Culture,  Société

Nantes : Le Belem à cœur ouvert

Le Belem a initié au mois de décembre un entretien totalement inédit, qui comprend le remplacement de vingt-cinq tonnes de coque. Le dernier grand trois-mâts français sera chargé de ramener la flamme olympique en 2024. Reportage.

Il doit quitter la cale sèche avec l’arrivée du printemps. À peine le temps de se remettre de l’une des plus importantes opérations jamais menées pour prolonger la vie du navire classé monument historique. Le Belem a subi une opération à coeur ouvert. Un travail titanesque qui a consisté à changer tout d’un bloc près de vingt-cinq tonnes de coque. Toute la partie de la coque en acier riveté située au niveau de la cale des machines avait subi les outrages du temps.

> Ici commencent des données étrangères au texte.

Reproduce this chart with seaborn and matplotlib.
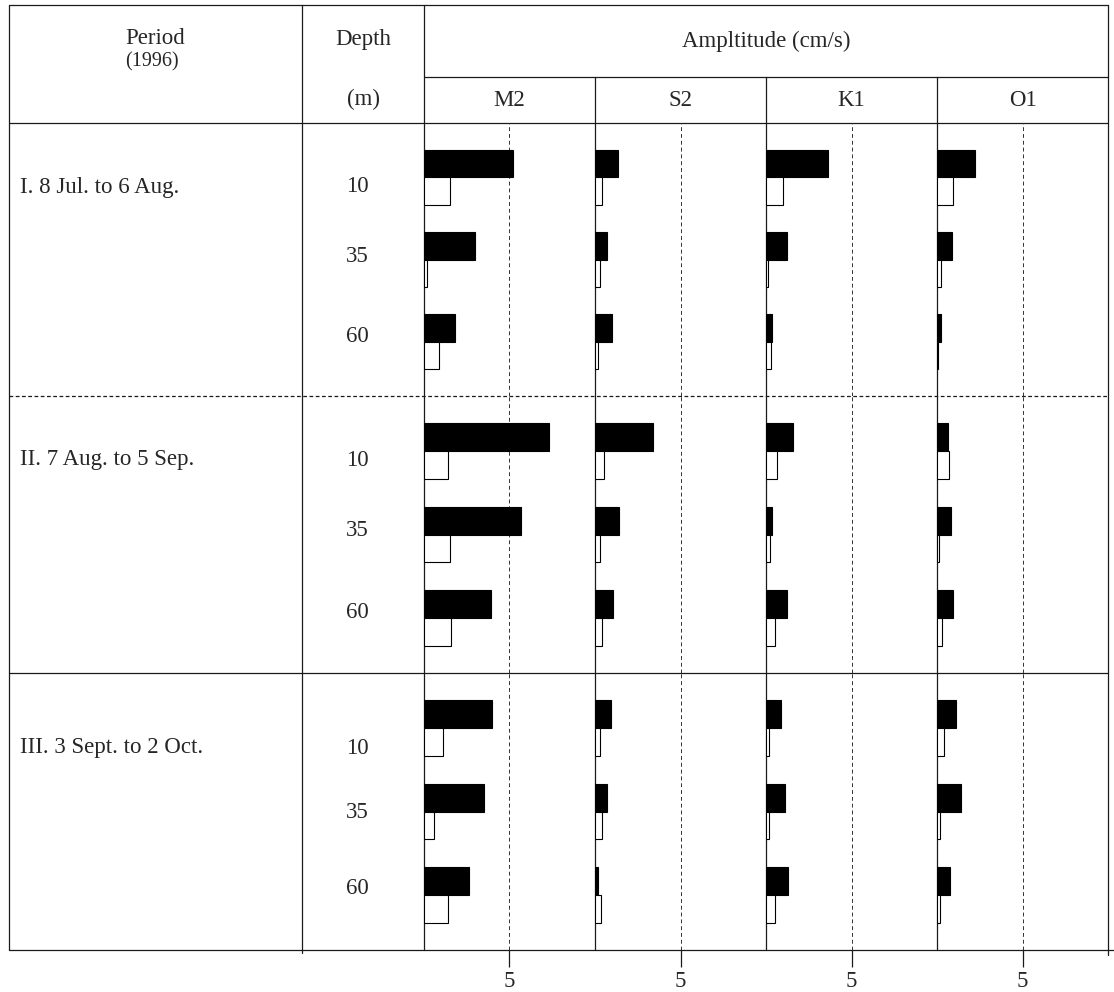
import numpy as np
import pandas as pd
import seaborn as sns
import matplotlib.pyplot as plt

# data (cm/s), black = major axis, white = minor axis
periods = ['I. 8 Jul. to 6 Aug.', 'II. 7 Aug. to 5 Sep.', 'III. 3 Sept. to 2 Oct.']
depths = ['10', '35', '60']
constituents = ['M2', 'S2', 'K1', 'O1']

m2_major = [[5.2, 3.0, 1.8], [7.3, 5.7, 3.9], [3.95, 3.5, 2.65]]
m2_minor = [[1.5, 0.2, 0.9], [1.4, 1.5, 1.6], [1.1, 0.6, 1.4]]
s2_major = [[1.35, 0.7, 1.0], [3.4, 1.4, 1.05], [0.95, 0.7, 0.2]]
s2_minor = [[0.4, 0.3, 0.2], [0.5, 0.3, 0.4], [0.3, 0.4, 0.35]]
k1_major = [[3.6, 1.2, 0.35], [1.6, 0.35, 1.2], [0.9, 1.1, 1.3]]
k1_minor = [[1.0, 0.1, 0.3], [0.65, 0.25, 0.55], [0.2, 0.2, 0.5]]
o1_major = [[2.2, 0.85, 0.25], [0.65, 0.8, 0.95], [1.1, 1.4, 0.75]]
o1_minor = [[0.95, 0.25, 0.05], [0.7, 0.1, 0.3], [0.4, 0.2, 0.2]]

majors = {'M2': m2_major, 'S2': s2_major, 'K1': k1_major, 'O1': o1_major}
minors = {'M2': m2_minor, 'S2': s2_minor, 'K1': k1_minor, 'O1': o1_minor}

rows = []
for c in constituents:
    for p in range(3):
        for d in range(3):
            rows.append([p, depths[d], c, 'major', majors[c][p][d]])
            rows.append([p, depths[d], c, 'minor', minors[c][p][d]])
df = pd.DataFrame(rows, columns=['period', 'depth', 'const', 'kind', 'amp'])

sns.set_theme(style='white')
plt.rcParams['font.family'] = ['Liberation Serif', 'DejaVu Serif']
FS = 16.5

W, H = 1114, 992
fig = plt.figure(figsize=(W / 100, H / 100), dpi=100)

# background axes in pixel coordinates for the table grid
bg = fig.add_axes([0, 0, 1, 1])
bg.set_xlim(0, W)
bg.set_ylim(H, 0)
bg.axis('off')

lc = '#1a1a1a'
def hline(y, x0, x1, **kw):
    bg.plot([x0, x1], [y, y], color=lc, lw=0.9, **kw)
def vline(x, y0, y1, **kw):
    bg.plot([x, x], [y0, y1], color=lc, lw=0.9, **kw)

col_x = [424, 595, 766, 937]
col_w = 171
row_top = [123, 396, 673]
row_bot = [396, 673, 950]

hline(5, 9, 1108)
hline(77, 424, 1108)
hline(123, 9, 1108)
hline(396, 9, 1108, ls=(0, (3, 2)))
hline(673, 9, 1108)
hline(950, 9, 302)
hline(950, 302, 1114)
vline(9, 5, 950)
vline(302, 5, 953)
vline(424, 5, 950)
for x in col_x[1:]:
    vline(x, 77, 950)
vline(1108, 5, 955)

# header texts
bg.text(155, 39, 'Period', ha='center', va='center', fontsize=FS)
bg.text(152, 62, '(1996)', ha='center', va='center', fontsize=FS - 2)
bg.text(363, 39, 'Depth', ha='center', va='center', fontsize=FS)
bg.text(363, 99, '(m)', ha='center', va='center', fontsize=FS)
bg.text(766, 41, 'Ampltitude (cm/s)', ha='center', va='center', fontsize=FS)
for x, c in zip(col_x, constituents):
    bg.text(x + col_w / 2, 100, c, ha='center', va='center', fontsize=FS)

period_y = [187, 460, 748]
depth_y = [[187, 257, 337], [460, 530, 612], [748, 813, 888]]
for p in range(3):
    bg.text(20, period_y[p], periods[p], ha='left', va='center', fontsize=FS)
    for d in range(3):
        bg.text(357, depth_y[p][d], depths[d], ha='center', va='center', fontsize=FS)

# bar panels
for p in range(3):
    for j, c in enumerate(constituents):
        x0 = col_x[j]
        ax = fig.add_axes([x0 / W, 1 - row_bot[p] / H, col_w / W, (row_bot[p] - row_top[p]) / H])
        ax.set_facecolor('none')
        sub = df[(df['period'] == p) & (df['const'] == c)]
        sns.barplot(data=sub, x='amp', y='depth', hue='kind', orient='h', order=depths,
                    hue_order=['major', 'minor'], palette={'major': 'black', 'minor': 'white'},
                    edgecolor='black', linewidth=0.8, width=0.67, legend=False, ax=ax)
        ax.axvline(5, color='#333333', ls=(0, (4, 3)), lw=0.7, zorder=0)
        ax.set_xlim(0, col_w / 17.1)
        ax.set_ylim(2.66, -0.66)
        ax.set_xlabel('')
        ax.set_ylabel('')
        for s in ax.spines.values():
            s.set_visible(False)
        ax.set_yticks([])
        if p == 2:
            ax.set_xticks([5])
            ax.set_xticklabels(['5'])
            ax.tick_params(axis='x', bottom=True, direction='out', length=12, width=0.9,
                           color=lc, labelsize=FS, pad=3)
        else:
            ax.set_xticks([])

fig.savefig('out.png', dpi=100)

Au point de menacer la capacité du navire à naviguer.

« C’est une opération très lourde et nous avons mis du temps à prendre la décision de nous y risquer, souligne Christelle de Larauze, déléguée générale de la Fondation Caisse d’Épargne Belem. Il ne s’agit pas uniquement de découper un bout de coque : il faut aussi enlever le moteur, la propulsion, les câblages… Cela représente énormément de main d’oeuvre. » La décision aurait pu être prise de ne se concentrer que sur les points les plus faibles, de couvrir cette coque blessée d’une myriade de pansements. « Mais on ne savait pas où cette technique pouvait nous entraîner », résume-t-elle.

Mais tout enlever pour tout refaire n’est pas chose aisée pour un navire né en 1896. « Techniquement, c’est un enjeu incroyable : l’opération n’a jamais été menée sur un navire aussi ancien, indique Jérôme Lecamp, responsable du chantier chez Eiffage Énergie Systèmes. Le navire a cent vingt-six ans, on ne dispose pas de l’ensemble des plans. Nous avons réalisé un scanner 3D à l’intérieur et l’extérieur du navire, puis nous avons combiné les deux pour refaire les plans au plus juste. »

Avant découpe, le navire a été renforcé. Il a fallu imaginer la meilleure manière de souder la nouvelle pièce sur le vieil acier, sous le regard acéré de la DRAC qui veille jalousement à ce que ce navire historique ne soit pas dégradé par la restauration. « Nous avons dû élaborer un cahier de soudage : nous avons pris des échantillons sur la coque pour déterminer la meilleure manière d’assembler la nouvelle pièce avec la partie ancienne », détaille Jérôme Lecamp. Une trentaine de personnes, du soudeur au mécanicien en passant par le bureau d’études ou les tuyauteurs, ont été mobilisées pour mener l’opération à bien.

Un travail colossal pour un coût important : un million sept cent mille euros. « Il est naturel de se poser la question de savoir si ces travaux valent le coup, concède Christelle de Larauze. La réponse a été unanime : c’est le dernier survivant des grands voiliers de navigation. Il embarque entre mille cinq cents et deux mille personnes par an, dont mille deux cents stagiaires qui vivent une expérience et qui naviguent comme au XIXème siècle. C’est ce qui est le plus important : garder le Belem en navigation. »

Mais ces travaux, qu’il était prudent de réaliser pour préserver l’avenir du navire, se sont aussi révélés d’une urgence plus brûlante que prévu : le navire a été désigné pour ramener la flamme olympique en France. Il doit se rendre en Grèce pour ensuite revenir chargé du symbole des Jeux et le débarquer à Marseille. Le navire de cinquante-huit mètres doit embarquer à son bord des jeunes de toutes les régions de France. Le Belem doit faire son retour en mer en mai, avant de rejoindre la Méditerranée l’automne prochain.

Une vente aux enchères en juin

La Fondation Caisse d’Épargne Belem a dû rendre le hangar qu’elle occupe depuis des lustres quai Marquis d’Aiguillon à Nantes. Le lieu doit faire peau neuve et la Fondation place nette. À cette occasion, de nombreux objets et souvenirs du Belem ont été exhumés. La Fondation indique qu’ils seront mis aux enchères avec la complicité de Salorges Enchères le 4 juin prochain à l’occasion de Débords de Loire. Tous les profits seront remis à la Fondation. L’occasion, peut-être, de s’offrir un petit morceau du mythe. On nous jure qu’il y aura des prix accessibles à tous.